I recall reading this book (from Lume Books now, available free on Kindle from Amazon Prime) when I was living in Dallas, and was quite impressed with the globtrotting, ranging from the Canadian maratimes to Moscow and NW Russia, as a linguist tracks down the wealthy father of a girl friend. The novel deals a lot with potential right wing politics in the Soviet Union before breakup.
There are some details here: Montreal Gazette, article by Barbara Black, Oct 5, 1985. newslink
I remember particularly a sequence where the protagonist rents a car in Moscow or St. Petersburg and drives to NW Russia. The area has been the setting of a few Russian thriller movies, like "The Return", as if there were something to hide there around Lake Ladoga. That area of the world drew attention during the Russo-Finnish war (WWII). Now it might be interesting as Finland prepares to join NATO (as well as Sweden) after Russia's invasion of Ukraine.
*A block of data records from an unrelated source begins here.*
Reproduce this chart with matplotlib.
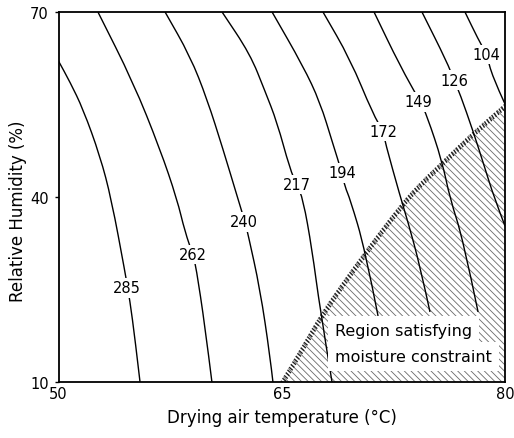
import matplotlib
matplotlib.use("Agg")
import matplotlib.pyplot as plt
import matplotlib.patheffects as pe
from matplotlib.patches import Polygon, PathPatch
from matplotlib.path import Path

# ---- data ----
contour_levels = [285, 262, 240, 217, 194, 172, 149, 126, 104]

c285_T = [50.0, 50.77, 51.65, 52.79, 53.55, 54.47, 54.80, 55.14, 55.48]
c285_RH = [62.06, 58.66, 54.28, 46.67, 39.70, 27.87, 23.18, 17.02, 10.0]

c262_T = [52.65, 55.01, 56.82, 57.96, 58.50, 59.04, 59.24, 59.84, 60.31]
c262_RH = [70.0, 58.66, 47.80, 39.70, 34.36, 30.63, 28.68, 19.13, 10.0]

c240_T = [57.16, 58.84, 59.98, 61.05, 62.06, 62.53, 62.73, 63.54, 64.21, 64.41]
c240_RH = [70.0, 62.87, 55.90, 47.80, 39.70, 35.98, 34.03, 25.12, 14.27, 10.0]

c217_T = [60.99, 62.87, 63.87, 64.68, 65.55, 66.02, 66.43, 67.03, 67.57, 68.38]
c217_RH = [70.0, 63.20, 57.20, 52.18, 44.56, 41.97, 39.70, 31.60, 21.88, 10.0]

c194_T = [64.35, 66.43, 67.57, 68.44, 69.05, 69.25, 69.59, 70.59, 71.47]
c194_RH = [70.0, 61.25, 55.42, 48.61, 43.92, 41.65, 39.70, 31.60, 20.75]

c172_T = [67.77, 69.59, 71.13, 71.81, 71.94, 72.95, 73.48, 74.29, 74.96]
c172_RH = [70.0, 62.39, 53.47, 50.72, 48.94, 40.19, 35.98, 28.85, 21.40]

c149_T = [71.20, 72.95, 74.33, 74.76, 75.77, 76.31, 77.18, 78.19]
c149_RH = [70.0, 61.25, 55.37, 53.15, 45.86, 39.70, 33.22, 21.40]

c126_T = [74.42, 76.10, 76.57, 76.98, 77.85, 78.52, 79.30, 80.0]
c126_RH = [70.0, 61.90, 58.98, 56.71, 50.72, 45.70, 39.70, 35.33]

c104_T = [77.31, 78.19, 78.79, 79.13, 80.0]
c104_RH = [70.0, 65.63, 63.03, 59.63, 55.09]

curves_T = [c285_T, c262_T, c240_T, c217_T, c194_T, c172_T, c149_T, c126_T, c104_T]
curves_RH = [c285_RH, c262_RH, c240_RH, c217_RH, c194_RH, c172_RH, c149_RH, c126_RH, c104_RH]

label_T = [54.58, 59.04, 62.46, 66.00, 69.05, 71.81, 74.15, 76.57, 78.77]
label_RH = [25.28, 30.66, 35.98, 42.00, 43.92, 50.64, 55.42, 58.98, 63.07]

# moisture constraint boundary
bound_T = [64.88, 66.23, 67.70, 70.26, 72.95, 74.29, 75.77, 77.85, 80.0]
bound_RH = [10.0, 15.40, 21.56, 30.30, 38.89, 42.46, 45.86, 50.72, 55.2]

x_ticks = [50, 65, 80]
y_ticks = [10, 40, 70]


def smooth_path(xs, ys):
    """Quadratic-Bezier path using the read points as control points."""
    pts = list(zip(xs, ys))
    verts = [pts[0]]
    codes = [Path.MOVETO]
    if len(pts) == 2:
        verts.append(pts[1]); codes.append(Path.LINETO)
        return Path(verts, codes)
    mid = lambda a, b: ((a[0] + b[0]) / 2, (a[1] + b[1]) / 2)
    verts.append(mid(pts[0], pts[1])); codes.append(Path.LINETO)
    for i in range(1, len(pts) - 1):
        end = mid(pts[i], pts[i + 1]) if i < len(pts) - 2 else pts[-1]
        verts += [pts[i], end]
        codes += [Path.CURVE3, Path.CURVE3]
    return Path(verts, codes)


# ---- figure ----
W, H = 514, 439
fig = plt.figure(figsize=(W / 100, H / 100), dpi=100)
ax = fig.add_axes([58.5 / W, 1 - 383.3 / H, (505 - 58.5) / W, (383.3 - 13) / H])
ax.set_xlim(50, 80)
ax.set_ylim(10, 70)

FS = 10.5

# hatched region
plt.rcParams['hatch.linewidth'] = 0.6
poly_pts = list(zip(bound_T, bound_RH)) + [(80, 10)]
region = Polygon(poly_pts, closed=True, facecolor='none', edgecolor='#6a6a6a',
                 hatch='\\\\\\\\\\', linewidth=0, zorder=1)
ax.add_patch(region)

# boundary drawn as ticked stroke
ax.add_patch(PathPatch(smooth_path(bound_T, bound_RH), facecolor='none', edgecolor='none',
                       zorder=2,
                       path_effects=[pe.withTickedStroke(angle=-100, spacing=2.3, length=1.5,
                                                         linewidth=1.0, foreground='#222222')]))

# contour curves
for T, RH in zip(curves_T, curves_RH):
    ax.add_patch(PathPatch(smooth_path(T, RH), facecolor='none', edgecolor='black',
                           lw=1.0, zorder=3))

# contour labels
for lev, lt, lr in zip(contour_levels, label_T, label_RH):
    ax.text(lt, lr, str(lev), ha='center', va='center', fontsize=FS, zorder=5,
            bbox=dict(boxstyle='square,pad=0.15', facecolor='white', edgecolor='none'))

# region text (white background per line)
box = dict(boxstyle='square,pad=0.42', facecolor='white', edgecolor='none')
ax.text(68.58, 18.37, "Region satisfying", ha='left', va='center', fontsize=11.5,
        zorder=5, bbox=box)
ax.text(68.58, 14.19, "moisture constraint", ha='left', va='center', fontsize=11.5,
        zorder=6, bbox=box)

# axes styling
ax.set_xticks(x_ticks)
ax.set_yticks(y_ticks)
ax.set_xticklabels([str(v) for v in x_ticks], fontsize=FS)
ax.set_yticklabels([str(v) for v in y_ticks], fontsize=FS)
ax.tick_params(axis='x', length=0, pad=3)
ax.tick_params(axis='y', length=3, width=1, direction='out', pad=4)
for s in ax.spines.values():
    s.set_linewidth(1.3)

fig.text(281.7 / W, 1 - 417.7 / H, "Drying air temperature (°C)", ha='center', va='center',
         fontsize=12)
fig.text(18 / W, 1 - 211 / H, "Relative Humidity (%)", ha='center', va='center',
         rotation=90, fontsize=12)

fig.savefig("out.png", dpi=100)
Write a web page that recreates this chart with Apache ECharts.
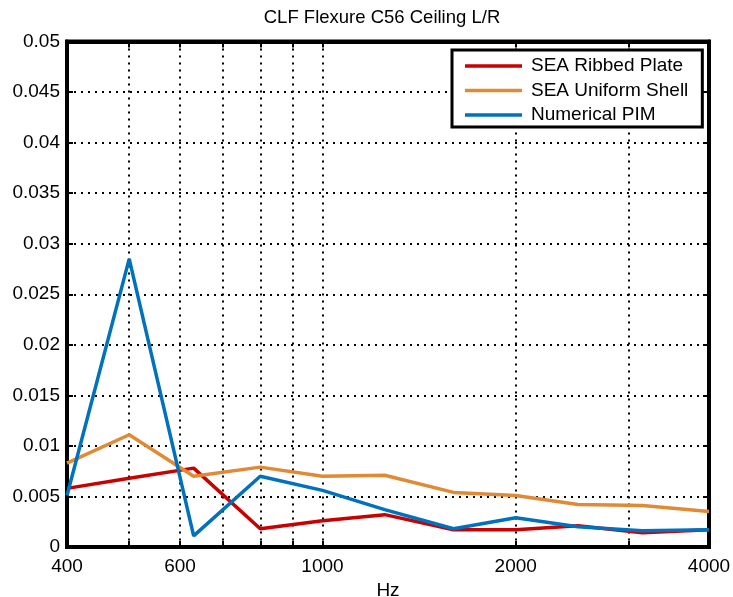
<!DOCTYPE html>
<html>
<head>
<meta charset="utf-8">
<script src="https://cdn.jsdelivr.net/npm/echarts@6/dist/echarts.min.js"></script>
<style>
  html, body { margin: 0; padding: 0; background: #fff; }
  #chart { width: 733px; height: 597px; }
</style>
</head>
<body>
<div id="chart"></div>
<script>
// One-third octave band centre frequencies (Hz)
const freqs = [400, 500, 630, 800, 1000, 1250, 1600, 2000, 2500, 3150, 4000];

// Coupling loss factor per band
const seaRibbedPlate  = [0.0058, 0.0068, 0.0078, 0.0018, 0.0026, 0.0032, 0.0017, 0.0017, 0.0021, 0.0014, 0.0017];
const seaUniformShell = [0.0083, 0.0111, 0.0070, 0.0079, 0.0070, 0.0071, 0.0054, 0.0051, 0.0042, 0.0041, 0.0035];
const numericalPIM    = [0.0051, 0.0285, 0.0011, 0.0070, 0.0056, 0.0037, 0.0018, 0.0029, 0.0020, 0.0016, 0.0017];

// Axis ticks
const xLabelValues = [400, 600, 1000, 2000, 4000];
const xGridValues  = [500, 600, 700, 800, 900, 1000, 2000, 3000];
const yMin = 0, yMax = 0.05, yStep = 0.005;

const FONT = '"Liberation Sans", Arial, Helvetica, sans-serif';
const dotted = { color: '#000', width: 2, type: [2, 5] };

const pairs = (vals) => freqs.map((f, i) => [f, vals[i]]);

const chart = echarts.init(document.getElementById('chart'), null, { renderer: 'canvas' });

const baseX = {
  type: 'log',
  min: 400,
  max: 4000,
  axisLine: { show: true, onZero: false, lineStyle: { color: '#000', width: 4 } },
  axisTick: { show: true, inside: true, length: 6, customValues: xGridValues, lineStyle: { color: '#000', width: 2 } },
  minorTick: { show: false },
  minorSplitLine: { show: false }
};

const baseY = {
  type: 'value',
  min: yMin,
  max: yMax,
  interval: yStep,
  axisLine: { show: true, onZero: false, lineStyle: { color: '#000', width: 4 } },
  axisTick: { show: true, inside: true, length: 6, lineStyle: { color: '#000', width: 2 } }
};

chart.setOption({
  animation: false,
  backgroundColor: '#fff',
  title: {
    text: 'CLF Flexure C56 Ceiling L/R',
    left: 382,
    top: 8,
    textAlign: 'center',
    padding: 0,
    textStyle: { fontFamily: FONT, fontSize: 18.5, fontWeight: 'normal', color: '#000' }
  },
  grid: {
    left: 67, right: 24, top: 41.5, bottom: 50,
    containLabel: false,
    outerBoundsMode: 'none',
    show: true, borderColor: '#000', borderWidth: 4, backgroundColor: '#fff'
  },
  legend: {
    orient: 'vertical',
    left: 452,
    top: 50,
    padding: [6, 14, 2, 13],
    itemGap: 4.5,
    itemWidth: 57,
    itemHeight: 3.5,
    icon: 'rect',
    borderColor: '#000',
    borderWidth: 3,
    backgroundColor: '#fff',
    textStyle: { fontFamily: FONT, fontSize: 19, color: '#000', lineHeight: 20, padding: [0, 0, 0, 4] },
    data: ['SEA Ribbed Plate', 'SEA Uniform Shell', 'Numerical PIM']
  },
  xAxis: [
    Object.assign({}, baseX, {
      position: 'bottom',
      name: 'Hz',
      nameLocation: 'middle',
      nameGap: 34,
      nameTextStyle: { fontFamily: FONT, fontSize: 19, color: '#000' },
      axisLabel: {
        show: true, margin: 10, customValues: xLabelValues,
        fontFamily: FONT, fontSize: 19, color: '#000',
        formatter: (v) => String(Math.round(v))
      },
      splitLine: { show: true, lineStyle: dotted }
    }),
    Object.assign({}, baseX, {
      position: 'top',
      axisLabel: { show: false },
      splitLine: { show: false }
    })
  ],
  yAxis: [
    Object.assign({}, baseY, {
      position: 'left',
      axisLabel: {
        show: true, margin: 7,
        fontFamily: FONT, fontSize: 19, color: '#000',
        formatter: (v) => String(+v.toFixed(3))
      },
      splitLine: { show: true, lineStyle: dotted }
    }),
    Object.assign({}, baseY, {
      position: 'right',
      axisLabel: { show: false },
      splitLine: { show: false }
    })
  ],
  series: [
    {
      name: 'SEA Ribbed Plate', type: 'line', data: pairs(seaRibbedPlate),
      symbol: 'none', color: '#c80000', lineStyle: { width: 3.5, color: '#c80000' }, z: 3
    },
    {
      name: 'SEA Uniform Shell', type: 'line', data: pairs(seaUniformShell),
      symbol: 'none', color: '#e08a35', lineStyle: { width: 3.5, color: '#e08a35' }, z: 3
    },
    {
      name: 'Numerical PIM', type: 'line', data: pairs(numericalPIM),
      symbol: 'none', color: '#0072bd', lineStyle: { width: 3.5, color: '#0072bd' }, z: 3
    }
  ]
});
</script>
</body>
</html>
On Dec 4 2016 there was a bizarre assassination of three women, including two journalists, in a border town of Imatra, across the border from the Russian town of Svetogorsk ("Fountain City"). The area is known for pulp and paper manufacturing. A news account of the incident at the Guardian is here.
The style of the novel by a Canadian writer reminds one of the work of Irving Wallace ("The Prize", "The Plot", "The Seven Minutes"), less popular after the breakup of the Soviet Union.